• [PROBLEM TO SOLVE]
Write out the material exactly, leaving every picture behind.

━━━━━━━━━━━━━━━━

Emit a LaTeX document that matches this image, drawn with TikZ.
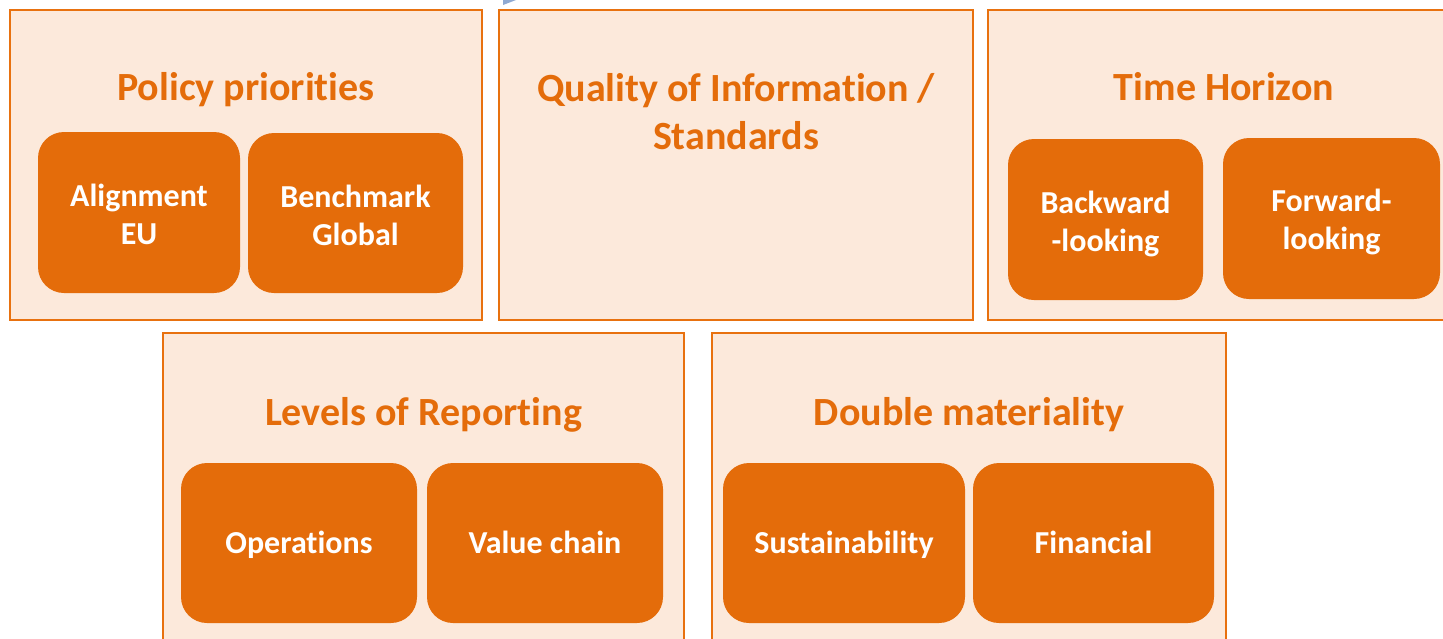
\documentclass[tikz,border=0pt]{standalone}
\usepackage{fontspec}
\setmainfont{Carlito}[Ligatures={NoCommon}]
\definecolor{framefill}{HTML}{FCE9DB}
\definecolor{orangeline}{HTML}{E8710F}
\definecolor{orangebox}{HTML}{E46C0A}
\definecolor{blueish}{HTML}{8FA9D2}
\tikzset{
  frame/.style={draw=orangeline, line width=2pt, fill=framefill},
  title/.style={text=orangebox, font=\bfseries\fontsize{40}{48}\selectfont, inner sep=0pt, align=center},
  itembox/.style={fill=orangebox, draw=none, rounded corners=26pt, inner sep=0pt},
  itemtext/.style={text=white, font=\bfseries\fontsize{32}{38}\selectfont, align=center, inner sep=0pt},
}
\begin{document}
\begin{tikzpicture}[x=1pt,y=-1pt]
\useasboundingbox (0,0) rectangle (1443,638);
\fill[white] (0,0) rectangle (1443,638);
% small blue fragment at top
\fill[blueish] (503,0) -- (516,0) -- (503,5) -- cycle;

% frames
\draw[frame] (10,10) rectangle (482,320);
\node[inner sep=0pt, minimum width=472pt, minimum height=310pt] (frame1) at (246,165) {};
\draw[frame] (499,10) rectangle (973,320);
\node[inner sep=0pt, minimum width=474pt, minimum height=310pt] (frame2) at (736,165) {};
\draw[frame] (988,10) rectangle (1460,320);
\node[inner sep=0pt, minimum width=472pt, minimum height=310pt] (frame3) at (1224,165) {};
\draw[frame] (163,333) rectangle (684,660);
\node[inner sep=0pt, minimum width=521pt, minimum height=327pt] (frame4) at (423.5,496.5) {};
\draw[frame] (712,333) rectangle (1226,660);
\node[inner sep=0pt, minimum width=514pt, minimum height=327pt] (frame5) at (969,496.5) {};

% titles
\node[title, anchor=base] (t1) at (246,100) {Policy priorities};
\node[title, anchor=center] (t2) at (736,112) {Quality of Information /\\Standards};
\node[title, anchor=base] (t3) at (1224,100) {Time Horizon};
\node[title, anchor=base] (t4) at (423.5,425) {Levels of Reporting};
\node[title, anchor=base] (t5) at (969,425) {Double materiality};

% item boxes
\node[itembox, minimum width=202pt, minimum height=161pt] (align) at (139,212.5) {};
\node[itembox, minimum width=215pt, minimum height=160pt] (bench) at (355.5,213) {};
\node[itembox, minimum width=195pt, minimum height=161pt] (back) at (1105.5,219.5) {};
\node[itembox, minimum width=217pt, minimum height=161pt] (fwd) at (1331.5,218.5) {};
\node[itembox, minimum width=236pt, minimum height=160pt] (ops) at (299,543) {};
\node[itembox, minimum width=236pt, minimum height=160pt] (vc) at (545,543) {};
\node[itembox, minimum width=242pt, minimum height=160pt] (sus) at (844,543) {};
\node[itembox, minimum width=241pt, minimum height=160pt] (fin) at (1093.5,543) {};

% item texts
\node[itemtext] (alignT) at ([yshift=-2pt]align.center) {Alignment\\EU};
\node[itemtext] (benchT) at ([yshift=-2pt]bench.center) {Benchmark\\Global};
\node[itemtext] (backT) at ([yshift=-4.5pt]back.center) {Backward\\-looking};
\node[itemtext] (fwdT) at ([yshift=-3.5pt]fwd.center) {Forward-\\looking};
\node[itemtext, anchor=base] (opsT) at (299,553) {Operations};
\node[itemtext, anchor=base] (vcT) at (545,553) {Value chain};
\node[itemtext, anchor=base] (susT) at (844,553) {Sustainability};
\node[itemtext, anchor=base] (finT) at (1093.5,553) {Financial};
\end{tikzpicture}
\end{document}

━━━━━━━━━━━━━━━━

• [TASK RESPONSE]
Emit a LaTeX document that matches this image, drawn with TikZ.
\documentclass[tikz,border=0pt]{standalone}
\usepackage{fontspec}
\setmainfont{Carlito}[Ligatures={NoCommon}]
\definecolor{framefill}{HTML}{FCE9DB}
\definecolor{orangeline}{HTML}{E8710F}
\definecolor{orangebox}{HTML}{E46C0A}
\definecolor{blueish}{HTML}{8FA9D2}
\tikzset{
  frame/.style={draw=orangeline, line width=2pt, fill=framefill},
  title/.style={text=orangebox, font=\bfseries\fontsize{40}{48}\selectfont, inner sep=0pt, align=center},
  itembox/.style={fill=orangebox, draw=none, rounded corners=26pt, inner sep=0pt},
  itemtext/.style={text=white, font=\bfseries\fontsize{32}{38}\selectfont, align=center, inner sep=0pt},
}
\begin{document}
\begin{tikzpicture}[x=1pt,y=-1pt]
\useasboundingbox (0,0) rectangle (1443,638);
\fill[white] (0,0) rectangle (1443,638);
% small blue fragment at top
\fill[blueish] (503,0) -- (516,0) -- (503,5) -- cycle;

% frames
\draw[frame] (10,10) rectangle (482,320);
\node[inner sep=0pt, minimum width=472pt, minimum height=310pt] (frame1) at (246,165) {};
\draw[frame] (499,10) rectangle (973,320);
\node[inner sep=0pt, minimum width=474pt, minimum height=310pt] (frame2) at (736,165) {};
\draw[frame] (988,10) rectangle (1460,320);
\node[inner sep=0pt, minimum width=472pt, minimum height=310pt] (frame3) at (1224,165) {};
\draw[frame] (163,333) rectangle (684,660);
\node[inner sep=0pt, minimum width=521pt, minimum height=327pt] (frame4) at (423.5,496.5) {};
\draw[frame] (712,333) rectangle (1226,660);
\node[inner sep=0pt, minimum width=514pt, minimum height=327pt] (frame5) at (969,496.5) {};

% titles
\node[title, anchor=base] (t1) at (246,100) {Policy priorities};
\node[title, anchor=center] (t2) at (736,112) {Quality of Information /\\Standards};
\node[title, anchor=base] (t3) at (1224,100) {Time Horizon};
\node[title, anchor=base] (t4) at (423.5,425) {Levels of Reporting};
\node[title, anchor=base] (t5) at (969,425) {Double materiality};

% item boxes
\node[itembox, minimum width=202pt, minimum height=161pt] (align) at (139,212.5) {};
\node[itembox, minimum width=215pt, minimum height=160pt] (bench) at (355.5,213) {};
\node[itembox, minimum width=195pt, minimum height=161pt] (back) at (1105.5,219.5) {};
\node[itembox, minimum width=217pt, minimum height=161pt] (fwd) at (1331.5,218.5) {};
\node[itembox, minimum width=236pt, minimum height=160pt] (ops) at (299,543) {};
\node[itembox, minimum width=236pt, minimum height=160pt] (vc) at (545,543) {};
\node[itembox, minimum width=242pt, minimum height=160pt] (sus) at (844,543) {};
\node[itembox, minimum width=241pt, minimum height=160pt] (fin) at (1093.5,543) {};

% item texts
\node[itemtext] (alignT) at ([yshift=-2pt]align.center) {Alignment\\EU};
\node[itemtext] (benchT) at ([yshift=-2pt]bench.center) {Benchmark\\Global};
\node[itemtext] (backT) at ([yshift=-4.5pt]back.center) {Backward\\-looking};
\node[itemtext] (fwdT) at ([yshift=-3.5pt]fwd.center) {Forward-\\looking};
\node[itemtext, anchor=base] (opsT) at (299,553) {Operations};
\node[itemtext, anchor=base] (vcT) at (545,553) {Value chain};
\node[itemtext, anchor=base] (susT) at (844,553) {Sustainability};
\node[itemtext, anchor=base] (finT) at (1093.5,553) {Financial};
\end{tikzpicture}
\end{document}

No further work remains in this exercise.